Point the camera near a unit and the engine offers you the choice of selecting it, or all units of that type in the area. This makes pernickity precision, the preserve of the mouse, no kind of issue. After a little time spent with the PC beta as well, it's plain to see that the PC version suffers not a jot from this joypad-friendly interface.
Zoom the camera out a bit and the visual representation of those units changes from individual models to chip-stacks which describe light, heavy and air units with their differing size and shape. Zoom out further and it bundles these chips together into pleasing mega-stacks, which can be ordered to move as a whole.
Issuing mass-movement commands, therefore, is more about rescaling your viewpoint. With a single swipe of the thumb you've a commanding view of the distribution of arms across the entire map. It's empowering. It's easy.

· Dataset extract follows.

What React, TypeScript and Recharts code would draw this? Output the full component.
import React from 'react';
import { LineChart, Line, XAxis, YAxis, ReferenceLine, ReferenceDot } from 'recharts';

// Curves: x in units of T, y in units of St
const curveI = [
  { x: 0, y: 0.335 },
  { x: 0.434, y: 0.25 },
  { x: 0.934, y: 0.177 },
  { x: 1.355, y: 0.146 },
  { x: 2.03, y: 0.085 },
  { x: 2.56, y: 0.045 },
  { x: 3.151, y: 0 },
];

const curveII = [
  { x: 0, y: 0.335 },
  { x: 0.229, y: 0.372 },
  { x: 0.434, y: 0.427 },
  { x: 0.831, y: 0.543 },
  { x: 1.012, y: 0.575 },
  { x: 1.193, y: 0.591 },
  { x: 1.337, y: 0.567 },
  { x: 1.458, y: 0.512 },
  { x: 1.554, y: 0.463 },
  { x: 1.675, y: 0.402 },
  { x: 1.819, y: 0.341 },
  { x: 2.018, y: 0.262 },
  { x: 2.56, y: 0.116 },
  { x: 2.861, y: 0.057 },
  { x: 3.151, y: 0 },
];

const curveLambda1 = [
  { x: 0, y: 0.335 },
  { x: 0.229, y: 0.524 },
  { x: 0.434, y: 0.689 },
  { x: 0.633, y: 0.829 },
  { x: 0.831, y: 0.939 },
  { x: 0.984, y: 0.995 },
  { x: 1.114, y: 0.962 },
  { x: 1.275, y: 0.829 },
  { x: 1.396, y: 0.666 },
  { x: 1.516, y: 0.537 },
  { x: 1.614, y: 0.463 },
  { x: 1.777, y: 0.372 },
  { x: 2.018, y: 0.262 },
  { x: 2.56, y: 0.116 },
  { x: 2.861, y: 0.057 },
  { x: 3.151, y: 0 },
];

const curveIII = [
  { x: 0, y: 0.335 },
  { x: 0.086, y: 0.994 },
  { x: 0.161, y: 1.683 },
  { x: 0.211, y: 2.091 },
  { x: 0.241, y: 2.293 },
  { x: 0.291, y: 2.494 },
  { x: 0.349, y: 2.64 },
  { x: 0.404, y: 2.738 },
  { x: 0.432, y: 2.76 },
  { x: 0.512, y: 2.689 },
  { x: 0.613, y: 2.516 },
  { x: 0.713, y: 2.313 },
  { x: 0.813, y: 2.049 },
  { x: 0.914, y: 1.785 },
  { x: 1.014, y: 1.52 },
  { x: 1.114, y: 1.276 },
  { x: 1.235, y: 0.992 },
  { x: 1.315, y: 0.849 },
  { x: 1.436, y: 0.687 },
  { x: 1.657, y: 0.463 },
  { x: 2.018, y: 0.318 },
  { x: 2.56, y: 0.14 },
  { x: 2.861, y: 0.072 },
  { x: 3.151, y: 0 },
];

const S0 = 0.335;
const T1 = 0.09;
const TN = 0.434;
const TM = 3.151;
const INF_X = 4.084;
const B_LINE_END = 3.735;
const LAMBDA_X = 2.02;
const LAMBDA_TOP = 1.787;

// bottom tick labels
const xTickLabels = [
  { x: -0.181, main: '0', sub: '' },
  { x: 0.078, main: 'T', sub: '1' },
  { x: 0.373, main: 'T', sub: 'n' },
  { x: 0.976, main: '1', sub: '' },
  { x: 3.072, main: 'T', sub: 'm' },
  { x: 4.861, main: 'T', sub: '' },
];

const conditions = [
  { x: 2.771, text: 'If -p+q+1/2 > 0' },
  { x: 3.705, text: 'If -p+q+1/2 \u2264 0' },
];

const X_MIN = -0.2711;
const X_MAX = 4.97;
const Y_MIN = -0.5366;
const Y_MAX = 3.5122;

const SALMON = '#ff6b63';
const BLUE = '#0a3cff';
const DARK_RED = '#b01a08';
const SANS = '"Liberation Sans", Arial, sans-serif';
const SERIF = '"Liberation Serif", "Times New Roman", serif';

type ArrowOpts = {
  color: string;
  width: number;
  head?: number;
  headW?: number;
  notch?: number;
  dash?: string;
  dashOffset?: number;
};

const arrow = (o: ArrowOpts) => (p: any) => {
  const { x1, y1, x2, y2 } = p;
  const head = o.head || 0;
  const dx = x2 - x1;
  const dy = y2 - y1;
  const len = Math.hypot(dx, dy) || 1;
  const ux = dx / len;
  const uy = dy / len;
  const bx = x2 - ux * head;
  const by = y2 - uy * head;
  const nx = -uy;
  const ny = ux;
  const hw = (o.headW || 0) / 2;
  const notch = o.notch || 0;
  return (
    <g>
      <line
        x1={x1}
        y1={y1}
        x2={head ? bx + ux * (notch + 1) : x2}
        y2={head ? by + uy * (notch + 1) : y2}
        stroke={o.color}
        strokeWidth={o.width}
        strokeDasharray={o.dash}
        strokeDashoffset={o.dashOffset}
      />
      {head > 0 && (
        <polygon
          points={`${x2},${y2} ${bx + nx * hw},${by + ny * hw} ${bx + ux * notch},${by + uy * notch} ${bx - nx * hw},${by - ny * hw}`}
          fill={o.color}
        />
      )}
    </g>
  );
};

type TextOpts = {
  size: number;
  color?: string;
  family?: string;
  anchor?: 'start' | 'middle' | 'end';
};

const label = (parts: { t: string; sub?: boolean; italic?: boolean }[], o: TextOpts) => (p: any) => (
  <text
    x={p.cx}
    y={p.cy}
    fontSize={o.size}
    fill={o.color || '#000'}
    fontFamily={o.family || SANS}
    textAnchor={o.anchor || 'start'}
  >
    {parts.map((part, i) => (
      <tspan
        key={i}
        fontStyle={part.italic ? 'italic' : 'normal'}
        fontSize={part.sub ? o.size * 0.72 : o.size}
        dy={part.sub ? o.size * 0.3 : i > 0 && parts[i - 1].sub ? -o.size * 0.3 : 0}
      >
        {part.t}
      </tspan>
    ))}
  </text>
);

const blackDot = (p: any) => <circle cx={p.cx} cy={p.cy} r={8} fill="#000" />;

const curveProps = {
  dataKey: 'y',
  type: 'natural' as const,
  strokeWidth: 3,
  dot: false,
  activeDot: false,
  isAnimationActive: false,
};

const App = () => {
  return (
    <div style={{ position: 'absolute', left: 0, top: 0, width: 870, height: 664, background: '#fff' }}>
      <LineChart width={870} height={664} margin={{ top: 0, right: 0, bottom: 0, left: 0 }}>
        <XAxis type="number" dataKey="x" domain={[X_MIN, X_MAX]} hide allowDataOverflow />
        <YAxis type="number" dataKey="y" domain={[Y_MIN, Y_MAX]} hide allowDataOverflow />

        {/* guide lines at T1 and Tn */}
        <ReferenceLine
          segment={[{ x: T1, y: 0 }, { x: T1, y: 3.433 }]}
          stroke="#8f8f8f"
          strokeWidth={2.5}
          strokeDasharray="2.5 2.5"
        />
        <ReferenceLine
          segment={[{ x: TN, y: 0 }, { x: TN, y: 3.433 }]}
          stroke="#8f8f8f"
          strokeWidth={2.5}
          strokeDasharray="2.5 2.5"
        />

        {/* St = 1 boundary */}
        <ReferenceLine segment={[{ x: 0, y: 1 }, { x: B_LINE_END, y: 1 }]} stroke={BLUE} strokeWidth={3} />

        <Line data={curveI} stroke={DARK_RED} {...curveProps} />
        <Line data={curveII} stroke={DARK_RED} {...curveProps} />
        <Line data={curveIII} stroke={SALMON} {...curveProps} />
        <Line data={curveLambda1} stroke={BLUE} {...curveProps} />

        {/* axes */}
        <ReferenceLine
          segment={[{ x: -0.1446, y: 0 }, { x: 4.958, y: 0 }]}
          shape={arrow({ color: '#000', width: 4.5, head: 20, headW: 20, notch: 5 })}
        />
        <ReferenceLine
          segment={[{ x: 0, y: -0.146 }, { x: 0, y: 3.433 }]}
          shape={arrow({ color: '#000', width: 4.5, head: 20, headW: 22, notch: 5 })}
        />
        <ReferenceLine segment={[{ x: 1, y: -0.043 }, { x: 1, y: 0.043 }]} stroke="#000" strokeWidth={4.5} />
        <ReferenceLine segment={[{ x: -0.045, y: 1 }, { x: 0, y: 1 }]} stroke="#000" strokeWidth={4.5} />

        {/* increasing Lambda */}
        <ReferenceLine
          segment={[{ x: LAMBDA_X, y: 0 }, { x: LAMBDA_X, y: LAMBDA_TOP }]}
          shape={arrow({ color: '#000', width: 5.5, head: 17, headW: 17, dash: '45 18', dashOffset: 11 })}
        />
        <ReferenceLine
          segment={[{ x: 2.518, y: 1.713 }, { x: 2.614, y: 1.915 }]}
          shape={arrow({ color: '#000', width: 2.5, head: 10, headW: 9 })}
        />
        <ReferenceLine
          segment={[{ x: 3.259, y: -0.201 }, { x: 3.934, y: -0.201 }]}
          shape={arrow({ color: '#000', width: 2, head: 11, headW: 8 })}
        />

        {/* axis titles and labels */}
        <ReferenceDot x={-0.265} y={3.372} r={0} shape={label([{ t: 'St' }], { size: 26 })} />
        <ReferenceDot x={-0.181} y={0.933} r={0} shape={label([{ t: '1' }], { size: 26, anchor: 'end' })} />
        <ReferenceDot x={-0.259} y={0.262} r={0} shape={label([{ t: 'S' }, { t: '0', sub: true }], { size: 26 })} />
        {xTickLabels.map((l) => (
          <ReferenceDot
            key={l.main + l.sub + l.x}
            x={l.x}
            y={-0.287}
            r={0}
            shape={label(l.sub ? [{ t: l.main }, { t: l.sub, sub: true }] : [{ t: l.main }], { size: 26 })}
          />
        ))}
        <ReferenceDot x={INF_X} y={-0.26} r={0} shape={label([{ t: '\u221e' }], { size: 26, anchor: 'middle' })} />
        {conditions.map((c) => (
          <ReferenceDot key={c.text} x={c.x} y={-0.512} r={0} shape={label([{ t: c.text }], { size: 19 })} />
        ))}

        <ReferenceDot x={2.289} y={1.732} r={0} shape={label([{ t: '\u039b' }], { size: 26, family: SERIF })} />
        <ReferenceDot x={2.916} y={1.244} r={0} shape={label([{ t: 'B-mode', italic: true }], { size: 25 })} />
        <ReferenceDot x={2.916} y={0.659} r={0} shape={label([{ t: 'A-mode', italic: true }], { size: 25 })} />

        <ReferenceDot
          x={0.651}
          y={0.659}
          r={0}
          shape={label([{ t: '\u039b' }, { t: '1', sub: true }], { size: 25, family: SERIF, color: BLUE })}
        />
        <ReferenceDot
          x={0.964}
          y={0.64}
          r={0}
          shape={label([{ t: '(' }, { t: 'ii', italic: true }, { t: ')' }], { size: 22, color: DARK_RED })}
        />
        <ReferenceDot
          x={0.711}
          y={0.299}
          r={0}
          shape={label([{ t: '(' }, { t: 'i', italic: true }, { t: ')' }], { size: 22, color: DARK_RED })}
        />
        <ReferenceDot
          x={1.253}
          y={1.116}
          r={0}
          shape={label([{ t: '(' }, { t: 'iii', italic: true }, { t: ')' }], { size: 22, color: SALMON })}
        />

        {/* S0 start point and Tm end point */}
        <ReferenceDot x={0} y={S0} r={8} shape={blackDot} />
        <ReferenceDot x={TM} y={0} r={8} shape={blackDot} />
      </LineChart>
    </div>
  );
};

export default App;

And the nuances of the engine prove that accessibility can be about intelligent design and user-friendliness, and not, as the rest of RUSE's experience happily reiterates, about dumbing down the gameplay and flashing some boob. Developer Eugen's IRISZOOM engine gives you first-class battlefield intelligence.
Zoom out to a high-level, and you get a pleasing tabletop view of the theatre. It's a tremendously scalable engine.

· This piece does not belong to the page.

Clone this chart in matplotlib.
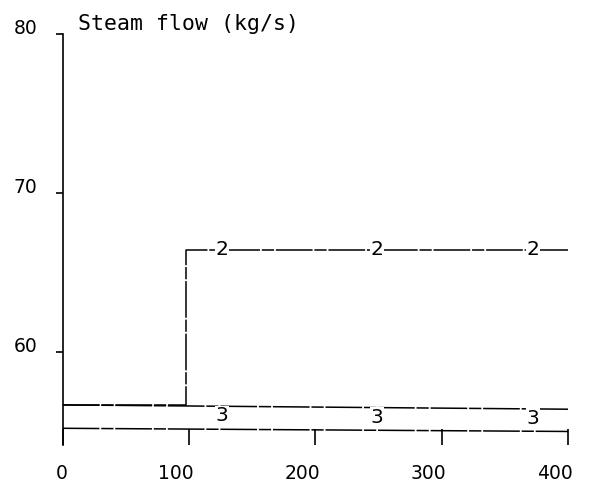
import matplotlib
matplotlib.use("Agg")
import matplotlib.pyplot as plt
from matplotlib.transforms import ScaledTranslation

# time axis (s) and steam flow (kg/s)
x_base = [0, 400]
flow_1 = [55.2, 55.0]          # bottom, unlabelled curve
flow_3 = [56.67, 56.4]

x_2 = [0, 97.6, 97.6, 400]
flow_2 = [56.67, 56.67, 66.42, 66.42]

label_x = [126, 249, 372]      # where the curve numbers are written
x_ticks = [0, 100, 200, 300, 400]
y_ticks = [60, 70, 80]

fig = plt.figure(figsize=(5.9, 4.86), dpi=100)
ax = fig.add_axes([0.1063, 0.0844, 0.8564, 0.8457])

dash = (0, (24, 1.2, 8, 1.2))
ax.plot(x_base, flow_1, color="black", lw=1.1, linestyle=dash)
ax.plot(x_base, flow_3, color="black", lw=1.1, linestyle=dash)
ax.plot(x_2, flow_2, color="black", lw=1.1, linestyle=dash)

y2 = flow_2[-1]
for xl in label_x:
    ax.text(xl, y2, "2", fontsize=14.5, ha="center", va="center",
            bbox=dict(facecolor="white", edgecolor="none", pad=0.5))
for xl in label_x:
    y3 = flow_3[0] + (flow_3[1] - flow_3[0]) * xl / 400
    ax.text(xl, y3, "3", fontsize=14.5, ha="center", va="top",
            bbox=dict(facecolor="white", edgecolor="none", pad=0.5))

ax.set_xlim(0, 400)
ax.set_ylim(54.15, 80)
for side in ["top", "right", "bottom"]:
    ax.spines[side].set_visible(False)
ax.spines["left"].set_linewidth(1.2)

ax.set_xticks(x_ticks)
ax.set_yticks(y_ticks)
ax.tick_params(axis="x", direction="in", length=11.5, width=1.2, pad=14,
               labelsize=13.5)
ax.tick_params(axis="y", direction="out", length=5, width=1.2, pad=13.5,
               labelsize=13.5)
for lab in ax.get_yticklabels():
    lab.set_verticalalignment("baseline")
shift = ScaledTranslation(5 / 100, 0, fig.dpi_scale_trans)
for lab in ax.get_xticklabels():
    lab.set_horizontalalignment("right")
    lab.set_transform(lab.get_transform() + shift)

fig.text(0.132, 0.938, "Steam flow (kg/s)", fontsize=15.5,
         family="DejaVu Sans Mono", va="baseline", ha="left")

fig.savefig("out.png", dpi=100)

Or does it? Not if your opponent has a say. Which of course, he does, the blighter. While at any point you can see your enemy's entire force deployment in the form of mobile stacks, the nature of the units themselves is hidden from you until you get a unit within line-of-sight. This important distinction between generalities and details, and ultimately the exploitation of that distinction, forms the basis of RUSE's way of war, and explains the thinking behind its title.
Each battlefield is delineated into a number of sectors and at any stage you can employ one of ten distinct 'ruses' in any given sector. These ruses improve your battlefield intelligence or disrupt your opponent's, and can swing the balance of a conflict quite considerably.

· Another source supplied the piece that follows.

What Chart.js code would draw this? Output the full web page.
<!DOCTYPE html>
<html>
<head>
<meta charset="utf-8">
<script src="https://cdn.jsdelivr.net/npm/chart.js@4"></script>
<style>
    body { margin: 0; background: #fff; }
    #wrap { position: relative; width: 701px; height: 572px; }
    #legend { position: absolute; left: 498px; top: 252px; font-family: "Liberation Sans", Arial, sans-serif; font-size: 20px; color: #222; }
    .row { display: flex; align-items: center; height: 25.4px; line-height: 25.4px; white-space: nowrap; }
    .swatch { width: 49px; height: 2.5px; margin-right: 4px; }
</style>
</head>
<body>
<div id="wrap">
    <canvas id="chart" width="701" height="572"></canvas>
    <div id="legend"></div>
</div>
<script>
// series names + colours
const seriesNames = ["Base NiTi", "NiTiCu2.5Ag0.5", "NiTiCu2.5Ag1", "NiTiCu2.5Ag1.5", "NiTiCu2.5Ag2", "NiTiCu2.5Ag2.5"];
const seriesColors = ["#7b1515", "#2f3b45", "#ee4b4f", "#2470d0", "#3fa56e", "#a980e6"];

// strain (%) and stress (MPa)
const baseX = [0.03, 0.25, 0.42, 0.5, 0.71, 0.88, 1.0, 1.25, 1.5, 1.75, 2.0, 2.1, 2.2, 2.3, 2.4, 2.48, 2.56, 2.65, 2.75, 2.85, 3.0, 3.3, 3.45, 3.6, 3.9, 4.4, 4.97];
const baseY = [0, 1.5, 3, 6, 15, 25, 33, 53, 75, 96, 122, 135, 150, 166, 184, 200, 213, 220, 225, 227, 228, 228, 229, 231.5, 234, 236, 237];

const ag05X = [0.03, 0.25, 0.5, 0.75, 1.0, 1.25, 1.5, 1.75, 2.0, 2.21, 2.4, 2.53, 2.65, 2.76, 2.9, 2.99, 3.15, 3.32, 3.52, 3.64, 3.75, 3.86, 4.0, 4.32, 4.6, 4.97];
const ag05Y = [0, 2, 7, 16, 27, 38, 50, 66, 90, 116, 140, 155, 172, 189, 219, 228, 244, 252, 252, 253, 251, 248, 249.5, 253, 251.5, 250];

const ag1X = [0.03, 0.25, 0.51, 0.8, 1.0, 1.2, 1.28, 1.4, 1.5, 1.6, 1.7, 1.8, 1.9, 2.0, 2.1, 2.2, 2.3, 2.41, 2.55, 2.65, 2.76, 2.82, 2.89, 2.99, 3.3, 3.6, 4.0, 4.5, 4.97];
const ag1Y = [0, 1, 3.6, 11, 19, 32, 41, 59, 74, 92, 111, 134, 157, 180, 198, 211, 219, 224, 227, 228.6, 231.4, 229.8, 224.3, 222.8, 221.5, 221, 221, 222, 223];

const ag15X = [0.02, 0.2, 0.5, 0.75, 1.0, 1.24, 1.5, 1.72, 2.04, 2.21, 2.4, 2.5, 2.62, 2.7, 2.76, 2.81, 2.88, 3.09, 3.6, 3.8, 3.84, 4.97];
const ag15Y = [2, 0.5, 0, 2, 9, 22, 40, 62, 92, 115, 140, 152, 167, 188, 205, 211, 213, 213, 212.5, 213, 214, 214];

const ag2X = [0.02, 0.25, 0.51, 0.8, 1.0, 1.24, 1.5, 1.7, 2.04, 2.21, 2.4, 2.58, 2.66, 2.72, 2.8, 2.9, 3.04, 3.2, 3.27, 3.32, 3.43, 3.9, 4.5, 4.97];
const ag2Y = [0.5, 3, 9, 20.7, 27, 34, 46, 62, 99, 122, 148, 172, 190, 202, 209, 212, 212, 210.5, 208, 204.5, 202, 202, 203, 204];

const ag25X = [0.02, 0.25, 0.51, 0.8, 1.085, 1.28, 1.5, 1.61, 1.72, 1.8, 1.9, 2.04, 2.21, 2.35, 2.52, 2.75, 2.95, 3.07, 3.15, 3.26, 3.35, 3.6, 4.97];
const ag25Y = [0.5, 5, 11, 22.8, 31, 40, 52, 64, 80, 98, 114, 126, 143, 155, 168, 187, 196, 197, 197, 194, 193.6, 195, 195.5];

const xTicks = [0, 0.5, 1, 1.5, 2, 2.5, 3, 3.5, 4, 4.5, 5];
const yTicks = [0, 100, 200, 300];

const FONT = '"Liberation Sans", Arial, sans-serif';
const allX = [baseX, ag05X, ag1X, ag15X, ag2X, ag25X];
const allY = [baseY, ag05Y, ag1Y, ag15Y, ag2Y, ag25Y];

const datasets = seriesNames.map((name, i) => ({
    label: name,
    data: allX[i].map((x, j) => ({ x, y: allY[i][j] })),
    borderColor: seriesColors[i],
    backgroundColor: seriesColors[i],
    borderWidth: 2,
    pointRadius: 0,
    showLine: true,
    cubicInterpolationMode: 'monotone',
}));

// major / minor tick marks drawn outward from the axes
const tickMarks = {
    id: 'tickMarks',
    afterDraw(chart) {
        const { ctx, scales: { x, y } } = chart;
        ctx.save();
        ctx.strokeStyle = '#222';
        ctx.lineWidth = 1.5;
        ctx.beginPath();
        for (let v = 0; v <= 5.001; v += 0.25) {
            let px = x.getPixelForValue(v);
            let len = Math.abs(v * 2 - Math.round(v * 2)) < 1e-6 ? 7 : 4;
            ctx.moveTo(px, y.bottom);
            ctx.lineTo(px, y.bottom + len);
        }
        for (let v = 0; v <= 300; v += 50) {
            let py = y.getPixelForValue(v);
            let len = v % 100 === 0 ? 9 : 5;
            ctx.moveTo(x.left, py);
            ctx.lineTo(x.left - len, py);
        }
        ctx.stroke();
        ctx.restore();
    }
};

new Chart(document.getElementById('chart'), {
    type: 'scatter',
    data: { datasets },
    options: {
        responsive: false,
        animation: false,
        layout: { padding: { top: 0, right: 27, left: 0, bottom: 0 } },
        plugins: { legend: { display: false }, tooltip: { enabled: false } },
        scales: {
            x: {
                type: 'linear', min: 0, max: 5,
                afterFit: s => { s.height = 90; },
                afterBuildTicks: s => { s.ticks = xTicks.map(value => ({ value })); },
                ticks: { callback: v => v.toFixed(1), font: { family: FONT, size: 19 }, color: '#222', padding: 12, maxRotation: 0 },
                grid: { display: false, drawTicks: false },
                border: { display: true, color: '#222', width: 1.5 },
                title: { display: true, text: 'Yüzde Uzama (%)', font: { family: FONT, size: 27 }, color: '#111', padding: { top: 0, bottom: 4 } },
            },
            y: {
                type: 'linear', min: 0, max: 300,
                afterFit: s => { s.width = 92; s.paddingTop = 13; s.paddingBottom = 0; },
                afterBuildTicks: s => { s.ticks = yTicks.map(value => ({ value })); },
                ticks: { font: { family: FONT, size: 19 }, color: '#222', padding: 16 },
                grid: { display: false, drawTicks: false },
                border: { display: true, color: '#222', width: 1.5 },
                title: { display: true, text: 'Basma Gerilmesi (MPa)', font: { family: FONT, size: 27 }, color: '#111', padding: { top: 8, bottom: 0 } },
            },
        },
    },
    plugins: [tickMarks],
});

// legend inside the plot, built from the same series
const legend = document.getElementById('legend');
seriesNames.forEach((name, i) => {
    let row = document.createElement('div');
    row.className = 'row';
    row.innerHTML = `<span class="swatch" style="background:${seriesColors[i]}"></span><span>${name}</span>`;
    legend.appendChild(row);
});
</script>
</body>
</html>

Radio Silence, for example, hides all your units in a sector from your opponent's strategic view, though they'll suddenly appear if he brings a unit into line-of-sight. The Spy ruse reveals the exact nature of enemy unit-stacks in an area so you can see precisely what flavour of armour is in that heavy-unit stack, and deploy your response accordingly.
Reverted Intel, a personal favourite, is hilarious - it simply disguises your light units as heavy and your heavy units as light. See that stack of relatively harmless infantrymen? Surprise... They're all Tiger Tanks!
In practice, these ruses create a fog of war that shrouds intelligence and affects decision-making. They enable you to deceive your opponent into crippling actions which can disrupt his carefully ordered deployment, and create opportunities for your own forces. The scope for coming up with favoured personal strategies, and reacting in specific way to specific opponents, is huge, and I'll be delighted to see these strategies evolve as players get to grips with the game.
Woven into this cloak-and-dagger framework are the standard pre-requisites of RTS: base building, resource management, and the timeless rock-paper-scissors of unit differentiation. The single-player campaign kicks off during the Africa conflict, and sees you barrelling around the arid flatlands from a allied perspective, performing hit-and-run strikes on German positions, and holding the line when the Panzers reply.
The game teaches you how to use your units in a pretty effortless fashion, and while the first four or five missions are clearly tutorial, they feature enough intrigue and scope for experimentation to not really feel like it.
Deploying decoy units and structures is a great way to draw out your enemy's forces, and place them where you want them.
Infantry, the backbone of any army, is at once terribly brittle and massively useful... When employed correctly. Scamper a few platoons through open countryside and they're horribly weak, but secrete them in a treeline where tanks fear to tread and they can perform ambushes which strike for triple damage.
They're also the only units that can capture enemy structures, such as armour factories and airbases, making them essential support for the war effort throughout the game.
Elsewhere in the tech tree, there are enough shade-of-grey variations to support any strategy. Long-range strikers may prefer to plump for air-support and artillery, and porcupine their home structures with tank-hunters and hidden troops fortifying nearby towns and forests.
Likewise, there's scope for huge Kursk-style armoured divisions sweeping across the map, if that floats your boat. Although to some extent your choice of roster is dictated by terrain; spotting natural choke-points for troops to lie in ambush, and letting geography help you decide the best place to deny flanks, is all part of the equation.
If it's not already plain, I've high hopes for RUSE. I'm not too fussed by the rubbery, bargain-basement CG and the throwaway rise-to-military-greatness storyline that links the missions. But the interface is slick and approachable, it shows innovation in the areas where it's most needed, and the promise of tense multiplayer bouts, peppered with troughs of deep dismay and peaks of blazing glory, is pretty compelling. Let's hope it's not all some kind of... Ruse.